What to produce
Count every line in the data below where "with" occurs, then state that number and nothing more.
======== The input
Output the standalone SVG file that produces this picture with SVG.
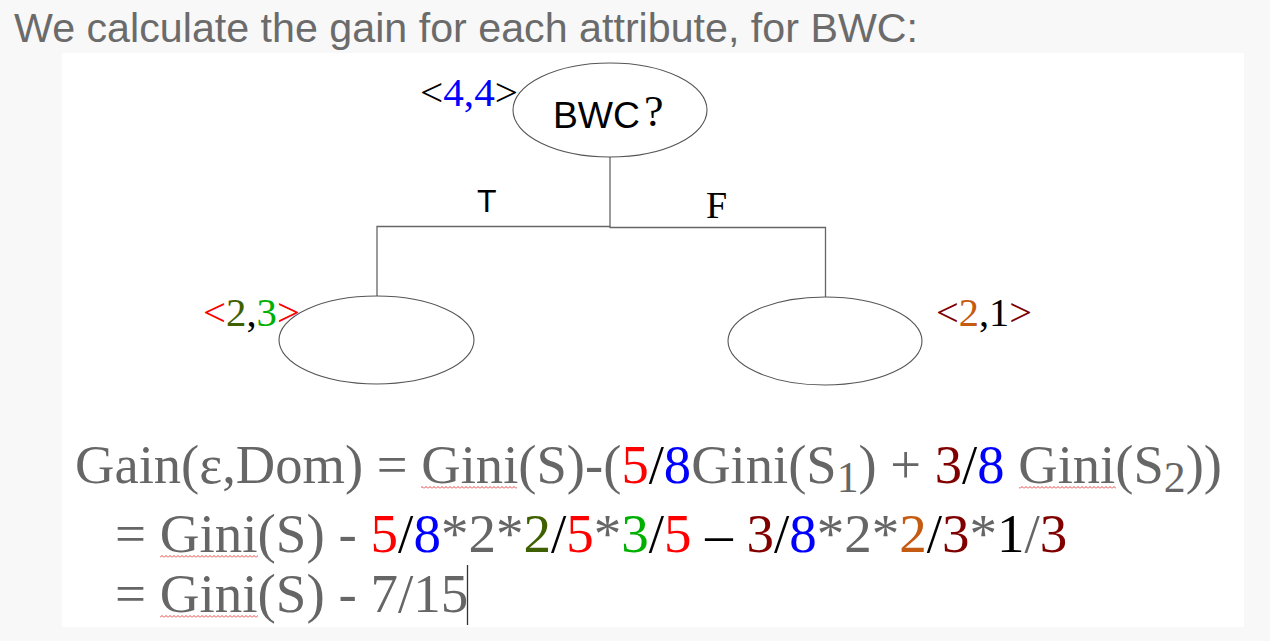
<svg xmlns="http://www.w3.org/2000/svg" width="1270" height="641" viewBox="0 0 1270 641">
<style>
.hdr{font-family:"Liberation Sans",Arial,sans-serif;font-size:41px;fill:#6b6b6b}
.sans{font-family:"Liberation Sans",Arial,sans-serif;fill:#000}
.ser{font-family:"Liberation Serif","Times New Roman",serif}
.node{fill:#fff;stroke:#555;stroke-width:1.1}
.conn{fill:none;stroke:#666;stroke-width:1.3}
.f{font-family:"Liberation Serif","Times New Roman",serif;font-size:55px;fill:#666}
.sub{font-size:44px}
.r{fill:#ff0000}.b{fill:#0000ff}.k{fill:#000}.dr{fill:#800000}.dg{fill:#3f6000}.g{fill:#00b000}.o{fill:#c55a11}.gr{fill:#666}
.cnt{font-size:41px}
</style>
<defs>
<pattern id="wave" width="4" height="3" patternUnits="userSpaceOnUse">
<path d="M0,2.5 L2,0.5 L4,2.5" fill="none" stroke="#e03030" stroke-width="0.9"/>
</pattern>
</defs>
<rect x="0" y="0" width="1270" height="641" fill="#f8f8f8"/>
<rect x="62" y="53" width="1182" height="574" fill="#fff"/>
<text class="hdr" x="14" y="42" textLength="904" lengthAdjust="spacingAndGlyphs">We calculate the gain for each attribute, for BWC:</text>

<g id="connectors">
<polyline class="conn" points="610,157 610,226.5 377,226.5 377,296"/>
<polyline class="conn" points="610,226.5 610,227.5 825.5,227.5 825.5,297"/>
<text class="sans" x="477" y="212" font-size="32">T</text>
<text class="ser" x="706" y="218" font-size="38" fill="#000">F</text>
</g>

<g id="root">
<ellipse class="node" cx="610" cy="110" rx="97" ry="47"/>
<text class="sans" x="553" y="128" font-size="36" textLength="87" lengthAdjust="spacingAndGlyphs">BWC</text>
<text class="ser" x="644" y="126" font-size="44" fill="#000">?</text>
<text class="ser cnt" x="420" y="106" textLength="98" lengthAdjust="spacingAndGlyphs"><tspan class="k">&lt;</tspan><tspan class="b">4,4</tspan><tspan class="k">&gt;</tspan></text>
</g>

<g id="left">
<ellipse class="node" cx="376.5" cy="340" rx="97.5" ry="44"/>
<text class="ser cnt" x="203" y="326" textLength="97" lengthAdjust="spacingAndGlyphs"><tspan class="r">&lt;</tspan><tspan class="dg">2</tspan><tspan class="k">,</tspan><tspan class="g">3</tspan><tspan class="r">&gt;</tspan></text>
</g>

<g id="right">
<ellipse class="node" cx="825" cy="341" rx="97" ry="44"/>
<text class="ser cnt" x="936" y="326" textLength="96" lengthAdjust="spacingAndGlyphs"><tspan class="dr">&lt;</tspan><tspan class="o">2</tspan><tspan class="k">,1</tspan><tspan class="dr">&gt;</tspan></text>
</g>

<g id="formula">
<text class="f" x="75" y="483" textLength="1147" lengthAdjust="spacingAndGlyphs">Gain(ε,Dom) = Gini(S)-(<tspan class="r">5</tspan><tspan class="k">/</tspan><tspan class="b">8</tspan>Gini(S<tspan class="sub gr" dy="9">1</tspan><tspan dy="-9">) + </tspan><tspan class="dr">3</tspan><tspan class="k">/</tspan><tspan class="b">8</tspan> Gini(S<tspan class="sub gr" dy="9">2</tspan><tspan dy="-9">))</tspan></text>
<text class="f" x="115" y="552">= Gini(S) - <tspan class="r">5</tspan><tspan class="k">/</tspan><tspan class="b">8</tspan>*2*<tspan class="dg">2</tspan><tspan class="k">/</tspan><tspan class="r">5</tspan>*<tspan class="g">3</tspan><tspan class="k">/</tspan><tspan class="r">5</tspan><tspan class="k"> – </tspan><tspan class="dr">3</tspan><tspan class="k">/</tspan><tspan class="b">8</tspan>*2*<tspan class="o">2</tspan><tspan class="k">/</tspan><tspan class="dr">3</tspan>*<tspan class="k">1</tspan>/<tspan class="dr">3</tspan></text>
<text class="f" x="115" y="612">= Gini(S) - 7/15</text>
<rect x="421" y="486" width="96" height="3" fill="url(#wave)"/>
<rect x="1019" y="486" width="97" height="3" fill="url(#wave)"/>
<rect x="160" y="555" width="98" height="3" fill="url(#wave)"/>
<rect x="160" y="615" width="98" height="3" fill="url(#wave)"/>
<line x1="467.5" y1="565" x2="467.5" y2="625" stroke="#333" stroke-width="1.3"/>
</g>
</svg>
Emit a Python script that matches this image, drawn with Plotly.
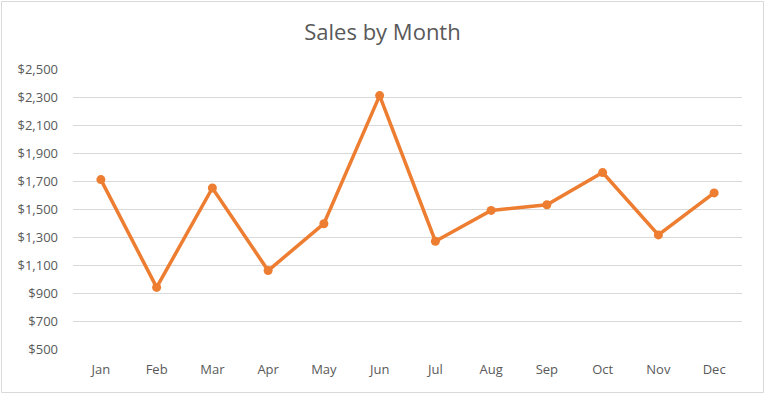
================
Output of the exercise
2